Background information
Water (a liquid) consists of two hydrogen atoms and one oxygen atom joined together in a molecule. The electrical current breaks the bond between the water and hydrogen, splitting the molecule into hydrogen and oxygen ions.

The separation of water into hydrogen and oxygen using electricity is called electrolysis. The hydrogen ions are positively charged and collect at the negatively charged terminal of the electrical supply. There the hydrogen ions pick up an electron-forming hydrogen gas.

The oxygen atoms are negatively charged and collect at the positively charged terminal. There the oxygen ions lose an electron and form oxygen gas. The hydrogen and oxygen gas bubbles float to the surface and enter the bottom of the rocket.

Pushing the button ignites and burns the gas in the rocket. The heat produced expands the gases, which are pushed out the bottom of the rocket at high speed. It is the gas being forced out the bottom of the rocket that provides the energy to move the rocket up the wire.

This is Newton's Third Law: For every action, there is an equal and opposite reaction. For example, a person standing on the ground exerts a downwards force on the ground and the ground exerts an equal upwards force on them.

The rocket moves up the wire because the mass of hot gas is accelerated from the rocket, producing a downwards force on the surface below the rocket. There is an equal and opposite reaction from the surface creating an upwards force on the rocket – this is called thrust or propulsion.

The speed at which the rocket moves depends on the mass and acceleration (increasing the speed) of the gases. Force is equal to mass times acceleration (F=m x a). Increasing the mass and or the speed of the gases being forced out the bottom of the rocket creates a greater force on the surface below the rocket and the rocket moves faster.

If the rocket was in outer space it would move faster, because there would be no air resistance acting against the rocket.

Learning outcomes

• Water molecules are made of hydrogen and oxygen atoms. Electricity can be used to separate the molecules and produce hydrogen and oxygen gas - this is called Electrolysis.
• Newton's Third Law "For every action, there is an equal and opposite reaction."
• The hot gases forced from the bottom of the rocket create an equal and opposite force, called thrust, which move the rocket forward.
• Force is equal to mass times acceleration (F=m x a).

Space suit

What is it?
You can step into a full-sized replica space suit, find out about how it is designed and have your photograph taken looking out through the helmet visor.

Background information
Our ability to travel into space has changed the way we live on Earth and the way we think about and explore the universe. The first person to step into the harsh environment of space was Alexei Leonov, a Russian cosmonaut, on 18 March 1965.
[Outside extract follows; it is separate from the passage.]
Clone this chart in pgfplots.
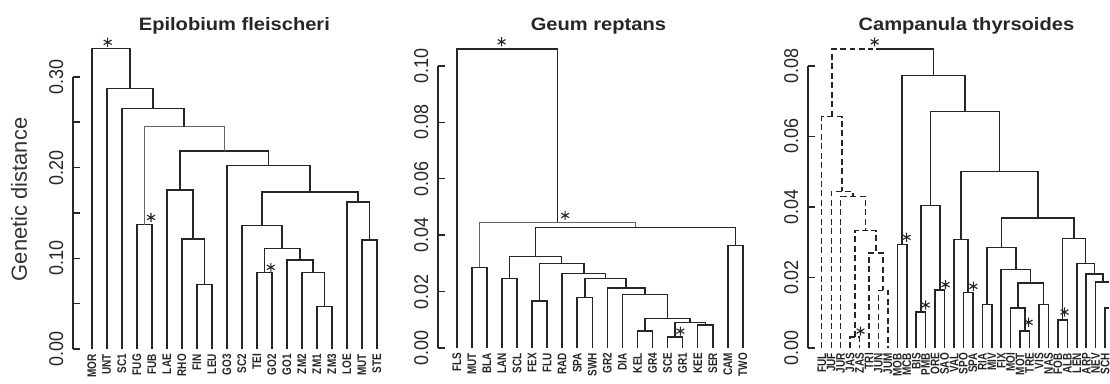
\documentclass[border=0pt]{standalone}
\usepackage{pgfplots}
\pgfplotsset{compat=1.18}
\usepackage{fontspec}
\setmainfont{Liberation Sans}
\newfontfamily\tickfont[FakeStretch=0.9]{Liberation Sans}
\newfontfamily\leaffont[FakeStretch=0.8]{Liberation Sans}
\newfontfamily\titlefont[FakeStretch=1.12]{Liberation Sans}
\definecolor{ink}{HTML}{262626}
\pgfplotsset{
  dend/.style={ink, line width=1.5pt, mark=none},
  thin/.style={black!60, line width=1pt, mark=none},
  dash/.style={ink, line width=1.4pt, mark=none, dash pattern=on 6pt off 3.5pt},
  star/.style={only marks, mark=asterisk, mark size=4.6pt, ink, mark options={line width=1.1pt, solid}},
  panel/.style={
    anchor=south west, clip=false,
    axis y line*=left, axis x line*=bottom,
    x axis line style={draw=none}, xtick style={draw=none},
    tick align=inside, major tick length=7pt,
    y axis line style={line width=1.5pt, ink},
    ytick style={line width=1.5pt, ink},
    ymin=0, scaled y ticks=false,
    yticklabel style={rotate=90, anchor=south, font=\tickfont\fontsize{20}{20}\selectfont, text=ink},
    yticklabel shift=6pt,
    xticklabel style={rotate=90, anchor=east, font=\leaffont\bfseries\fontsize{12.5}{12.5}\selectfont, text=ink},
    xticklabel shift=1.5pt,
  }
}
\begin{document}
\begin{tikzpicture}
\path[use as bounding box] (0pt,0pt) rectangle (1113pt,385pt);
\node[rotate=90, font=\fontsize{22}{22}\selectfont, text=black!80] at (19pt,185pt) {Genetic distance};
\node[font=\titlefont\bfseries\fontsize{18}{18}\selectfont, text=ink] at (235pt,359pt) {Epilobium fleischeri};
\node[font=\titlefont\bfseries\fontsize{18}{18}\selectfont, text=ink] at (600pt,359pt) {Geum reptans};
\node[font=\titlefont\bfseries\fontsize{18}{18}\selectfont, text=ink] at (969pt,359pt) {Campanula thyrsoides};

% ---------------- Panel 1: Epilobium fleischeri
\begin{axis}[panel, at={(73pt,35pt)}, x=15.05pt, y=910pt,
  xmin=-1.2625, xmax=19.6, ymax=0.30,
  ytick={0,0.05,0.1,0.15,0.2,0.25,0.3},
  yticklabels={0.00,,0.10,,0.20,,0.30},
  xtick={0,1,2,3,4,5,6,7,8,9,10,11,12,13,14,15,16,17,18,19},
  xticklabels={MOR,UNT,SC1,FUG,FUB,LAE,RHO,FIN,LEU,GO3,SC2,TEI,GO2,GO1,ZM2,ZM1,ZM3,LOE,MUT,STE}]
\addplot[dend] coordinates {(3,0)(3,0.137)(4,0.137)(4,0)};
\addplot[dend] coordinates {(7,0)(7,0.0714)(8,0.0714)(8,0)};
\addplot[dend] coordinates {(6,0)(6,0.121)(7.5,0.121)(7.5,0.0714)};
\addplot[dend] coordinates {(5,0)(5,0.175)(6.75,0.175)(6.75,0.121)};
\addplot[dend] coordinates {(15,0)(15,0.047)(16,0.047)(16,0)};
\addplot[dend] coordinates {(14,0)(14,0.0846)(15.5,0.0846)(15.5,0.047)};
\addplot[dend] coordinates {(13,0)(13,0.098)(14.75,0.098)(14.75,0.0846)};
\addplot[dend] coordinates {(11,0)(11,0.0846)(12,0.0846)(12,0)};
\addplot[dend] coordinates {(11.5,0.0846)(11.5,0.111)(13.875,0.111)(13.875,0.098)};
\addplot[dend] coordinates {(10,0)(10,0.136)(12.6875,0.136)(12.6875,0.111)};
\addplot[dend] coordinates {(18,0)(18,0.120)(19,0.120)(19,0)};
\addplot[dend] coordinates {(17,0)(17,0.162)(18.5,0.162)(18.5,0.120)};
\addplot[dend] coordinates {(11.344,0.136)(11.344,0.173)(17.75,0.173)(17.75,0.162)};
\addplot[dend] coordinates {(9,0)(9,0.202)(14.547,0.202)(14.547,0.173)};
\addplot[dend] coordinates {(5.875,0.175)(5.875,0.218)(11.773,0.218)(11.773,0.202)};
\addplot[thin] coordinates {(3.5,0.137)(3.5,0.245)(8.824,0.245)(8.824,0.218)};
\addplot[dend] coordinates {(2,0)(2,0.265)(6.162,0.265)(6.162,0.245)};
\addplot[dend] coordinates {(1,0)(1,0.287)(4.081,0.287)(4.081,0.265)};
\addplot[dend] coordinates {(0,0)(0,0.331)(2.540,0.331)(2.540,0.287)};
\addplot[star] coordinates {(1.06,0.338)(3.95,0.145)(11.93,0.090)};
\end{axis}

% ---------------- Panel 2: Geum reptans
\begin{axis}[panel, at={(439pt,36pt)}, x=15.1pt, y=2830pt,
  xmin=-1.258, xmax=19.6, ymax=0.10,
  ytick={0,0.02,0.04,0.06,0.08,0.1},
  yticklabels={0.00,0.02,0.04,0.06,0.08,0.10},
  xtick={0,1,2,3,4,5,6,7,8,9,10,11,12,13,14,15,16,17,18,19},
  xticklabels={FLS,MUT,BLA,LAN,SCL,FEX,FLU,RAD,SPA,SWH,GR2,DIA,KEL,GR4,SCE,GR1,KEE,SER,CAM,TWO}]
\addplot[dend] coordinates {(1,0)(1,0.0286)(2,0.0286)(2,0)};
\addplot[dend] coordinates {(3,0)(3,0.0247)(4,0.0247)(4,0)};
\addplot[dend] coordinates {(5,0)(5,0.0166)(6,0.0166)(6,0)};
\addplot[dend] coordinates {(8,0)(8,0.018)(9,0.018)(9,0)};
\addplot[dend] coordinates {(12,0)(12,0.006)(13,0.006)(13,0)};
\addplot[dend] coordinates {(14,0)(14,0.0039)(15,0.0039)(15,0)};
\addplot[dend] coordinates {(16,0)(16,0.0081)(17,0.0081)(17,0)};
\addplot[dend] coordinates {(14.5,0.0039)(14.5,0.009)(16.5,0.009)(16.5,0.0081)};
\addplot[dend] coordinates {(12.5,0.006)(12.5,0.0105)(15.5,0.0105)(15.5,0.009)};
\addplot[dend] coordinates {(11,0)(11,0.019)(14,0.019)(14,0.0105)};
\addplot[dend] coordinates {(10,0)(10,0.0212)(12.5,0.0212)(12.5,0.019)};
\addplot[dend] coordinates {(8.5,0.018)(8.5,0.0247)(11.25,0.0247)(11.25,0.0212)};
\addplot[dend] coordinates {(7,0)(7,0.0265)(9.875,0.0265)(9.875,0.0247)};
\addplot[dend] coordinates {(5.5,0.0166)(5.5,0.030)(8.4375,0.030)(8.4375,0.0265)};
\addplot[dend] coordinates {(3.5,0.0247)(3.5,0.0325)(6.969,0.0325)(6.969,0.030)};
\addplot[dend] coordinates {(18,0)(18,0.0364)(19,0.0364)(19,0)};
\addplot[dend] coordinates {(5.234,0.0325)(5.234,0.0428)(18.5,0.0428)(18.5,0.0364)};
\addplot[thin] coordinates {(1.5,0.0286)(1.5,0.0445)(11.867,0.0445)(11.867,0.0428)};
\addplot[dend] coordinates {(0,0)(0,0.106)(6.684,0.106)(6.684,0.0445)};
\addplot[star] coordinates {(2.98,0.1085)(7.2,0.047)(14.85,0.006)};
\end{axis}

% ---------------- Panel 3: Campanula thyrsoides
\begin{axis}[panel, at={(810pt,36pt)}, x=9.47pt, y=3537pt,
  xmin=-1.478, xmax=30.2, ymax=0.08,
  ytick={0,0.02,0.04,0.06,0.08},
  yticklabels={0.00,0.02,0.04,0.06,0.08},
  xtick={0,1,2,3,4,5,6,7,8,9,10,11,12,13,14,15,16,17,18,19,20,21,22,23,24,25,26,27,28,29,30},
  xticklabels={FUL,JUF,JUR,JAS,ZAS,TRI,JUN,JUM,MOB,MCB,BIS,PMB,ORE,SAO,VAL,SPO,SPA,RIA,MIV,FIX,MOI,MOT,TRE,VIS,NAS,FOB,ALB,LEN,ARP,NEV,SCH}]
% dashed group
\addplot[dash] coordinates {(6,0)(6,0.0164)(7,0.0164)(7,0)};
\addplot[dash] coordinates {(5,0)(5,0.027)(6.5,0.027)(6.5,0.0164)};
\addplot[dash] coordinates {(3,0)(3,0.0031)(4,0.0031)(4,0)};
\addplot[dash] coordinates {(3.5,0.0031)(3.5,0.0333)(5.75,0.0333)(5.75,0.027)};
\addplot[dash] coordinates {(2,0)(2,0.043)(4.625,0.043)(4.625,0.0333)};
\addplot[dash] coordinates {(1,0)(1,0.0444)(3.3125,0.0444)(3.3125,0.043)};
\addplot[dash] coordinates {(0,0)(0,0.0656)(2.156,0.0656)(2.156,0.0444)};
\addplot[dash] coordinates {(1.078,0.0656)(1.078,0.0848)(5.45,0.0848)};
% solid group
\addplot[dend] coordinates {(8,0)(8,0.0294)(9,0.0294)(9,0)};
\addplot[dend] coordinates {(10,0)(10,0.0102)(11,0.0102)(11,0)};
\addplot[dend] coordinates {(12,0)(12,0.0164)(13,0.0164)(13,0)};
\addplot[dend] coordinates {(10.5,0.0102)(10.5,0.0404)(12.5,0.0404)(12.5,0.0164)};
\addplot[dend] coordinates {(15,0)(15,0.0158)(16,0.0158)(16,0)};
\addplot[dend] coordinates {(14,0)(14,0.0308)(15.5,0.0308)(15.5,0.0158)};
\addplot[dend] coordinates {(17,0)(17,0.0124)(18,0.0124)(18,0)};
\addplot[dend] coordinates {(21,0)(21,0.0048)(22,0.0048)(22,0)};
\addplot[dend] coordinates {(20,0)(20,0.0113)(21.5,0.0113)(21.5,0.0048)};
\addplot[dend] coordinates {(23,0)(23,0.0124)(24,0.0124)(24,0)};
\addplot[dend] coordinates {(20.75,0.0113)(20.75,0.0184)(23.5,0.0184)(23.5,0.0124)};
\addplot[dend] coordinates {(19,0)(19,0.0223)(22.125,0.0223)(22.125,0.0184)};
\addplot[dend] coordinates {(17.5,0.0124)(17.5,0.0285)(20.5625,0.0285)(20.5625,0.0223)};
\addplot[dend] coordinates {(25,0)(25,0.0079)(26,0.0079)(26,0)};
\addplot[dend] coordinates {(30,0)(30,0.0113)(30.45,0.0113)};
\addplot[dend] coordinates {(29,0)(29,0.0187)(30.45,0.0187)};
\addplot[dend] coordinates {(28,0)(28,0.021)(29.75,0.021)(29.75,0.0187)};
\addplot[dend] coordinates {(27,0)(27,0.024)(28.875,0.024)(28.875,0.021)};
\addplot[dend] coordinates {(25.5,0.0079)(25.5,0.031)(27.9375,0.031)(27.9375,0.024)};
\addplot[dend] coordinates {(19.03125,0.0285)(19.03125,0.0368)(26.71875,0.0368)(26.71875,0.031)};
\addplot[dend] coordinates {(14.75,0.0308)(14.75,0.050)(22.875,0.050)(22.875,0.0368)};
\addplot[dend] coordinates {(11.5,0.0404)(11.5,0.067)(18.8125,0.067)(18.8125,0.050)};
\addplot[dend] coordinates {(8.5,0.0294)(8.5,0.0772)(15.156,0.0772)(15.156,0.067)};
\addplot[dend] coordinates {(5.75,0.0848)(11.828,0.0848)(11.828,0.0772)};
\addplot[star] coordinates {(5.6,0.0868)(8.98,0.0314)(11.0,0.0122)(13.1,0.018)(4.1,0.0048)(16.05,0.0175)(21.9,0.0073)(25.7,0.0102)};
\end{axis}
\end{tikzpicture}
\end{document}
To function in space an astronaut needs to: breathe, move, manoeuvre, communicate, stay at constant pressure / temperature and be protected from micrometeorites and electromagnetic radiation. Like all astronauts that take part in extra-vehicular activity (EVA), Alexei Leonov was protected by his spacesuit.

Space is a vacuum. An astronaut has to wear a spacesuit that supplies oxygen for breathing and that keeps the body at a constant pressure. If the pressure our body experiences got too low our body fluids would boil.
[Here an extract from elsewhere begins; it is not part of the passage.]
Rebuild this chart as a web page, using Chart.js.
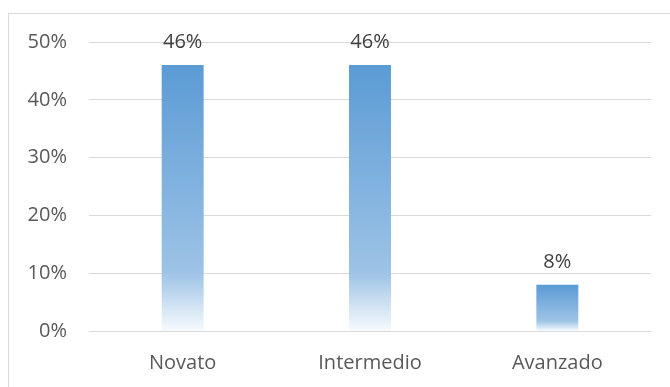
<!DOCTYPE html>
<html>
<head>
<meta charset="utf-8">
<script src="https://cdn.jsdelivr.net/npm/chart.js@4/dist/chart.umd.min.js"></script>
<style>
  html, body { margin: 0; padding: 0; background: #fff; }
  #wrap { width: 670px; height: 387px; }
</style>
</head>
<body>
<div id="wrap"><canvas id="levelChart" width="670" height="387"></canvas></div>
<script>
// chart data
const categories = ["Novato", "Intermedio", "Avanzado"];
const percentages = [46, 46, 8];
const yTicks = [0, 10, 20, 30, 40, 50];

const FONT = "'Open Sans', 'Liberation Sans', sans-serif";

// light frame around the chart (only top/left fall inside the picture)
const framePlugin = {
  id: "frame",
  beforeDraw(chart) {
    const c = chart.ctx;
    c.save();
    c.strokeStyle = "#D9D9D9";
    c.lineWidth = 1;
    c.strokeRect(8.5, 13.5, 720, 420);
    c.restore();
  },
};

// value labels above each bar
const valueLabels = {
  id: "valueLabels",
  afterDatasetsDraw(chart) {
    const c = chart.ctx;
    const meta = chart.getDatasetMeta(0);
    c.save();
    c.font = "20px " + FONT;
    c.fillStyle = "#404040";
    c.textAlign = "center";
    c.textBaseline = "alphabetic";
    meta.data.forEach((bar, i) => {
      c.fillText(percentages[i] + "%", bar.x, bar.y - 17);
    });
    c.restore();
  },
};

// per-bar gradient, blue on top fading to white at the base
function barGradient(context) {
  const chart = context.chart;
  const y = chart.scales.y;
  if (!y || context.raw === undefined) return "#5B9BD5";
  const top = y.getPixelForValue(context.raw);
  const base = y.getPixelForValue(0);
  if (!isFinite(top) || !isFinite(base) || top === base) return "#5B9BD5";
  const g = chart.ctx.createLinearGradient(0, top, 0, base);
  g.addColorStop(0, "#5B9BD5");
  g.addColorStop(0.78, "#9DC3E6");
  g.addColorStop(1, "#F7FAFD");
  return g;
}

const ctx = document.getElementById("levelChart").getContext("2d");
const chart = new Chart(ctx, {
  type: "bar",
  data: {
    labels: categories,
    datasets: [
      {
        data: percentages,
        backgroundColor: barGradient,
        borderWidth: 0,
        categoryPercentage: 1,
        barPercentage: 0.224,
      },
    ],
  },
  options: {
    responsive: false,
    animation: false,
    layout: { padding: { top: 42, right: 19, left: 0, bottom: 0 } },
    plugins: {
      legend: { display: false },
      tooltip: { enabled: false },
    },
    scales: {
      x: {
        grid: { display: false, drawTicks: false },
        border: { display: false },
        ticks: {
          color: "#595959",
          font: { family: FONT, size: 20 },
          padding: 20,
        },
        afterFit(scale) {
          scale.height = 56;
        },
      },
      y: {
        min: 0,
        max: 50,
        afterBuildTicks(scale) {
          scale.ticks = yTicks.map((v) => ({ value: v }));
        },
        grid: { color: "#D9D9D9", lineWidth: 1, drawTicks: false },
        border: { display: false },
        ticks: {
          color: "#595959",
          font: { family: FONT, size: 20 },
          padding: 22,
          callback: (v) => v + "%",
        },
        afterFit(scale) {
          scale.width = 89;
        },
      },
    },
  },
  plugins: [framePlugin, valueLabels],
});
// second pass so the gradients see the laid-out scale
chart.update("none");
</script>
</body>
</html>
Space is very cold. Spacesuits don't actually have much insulation apart from the hands and feet, because body heat can only be lost by radiation in space (because it's a vacuum) which is very slow. Spacesuits have their own cooling systems. Without the Earth's atmosphere protecting them from the full strength of the sun an astronaut could experience temperatures of over 120?C.

The most common type of spacesuit design is the flexible pressure suit. Typically, these suits are composed of different layers which keep the suit airtight, flexible, pressurised, cooled and at a constant volume (to improve mobility). They are heavy and have a tendency to balloon up in space which makes it difficult to move. However, they do allow a wide range of movements.

Other designs are hard-shell suits and combinations of hard-shell and flexible pressure suits.

Learning outcomes

• What it takes for the human body to survive in space.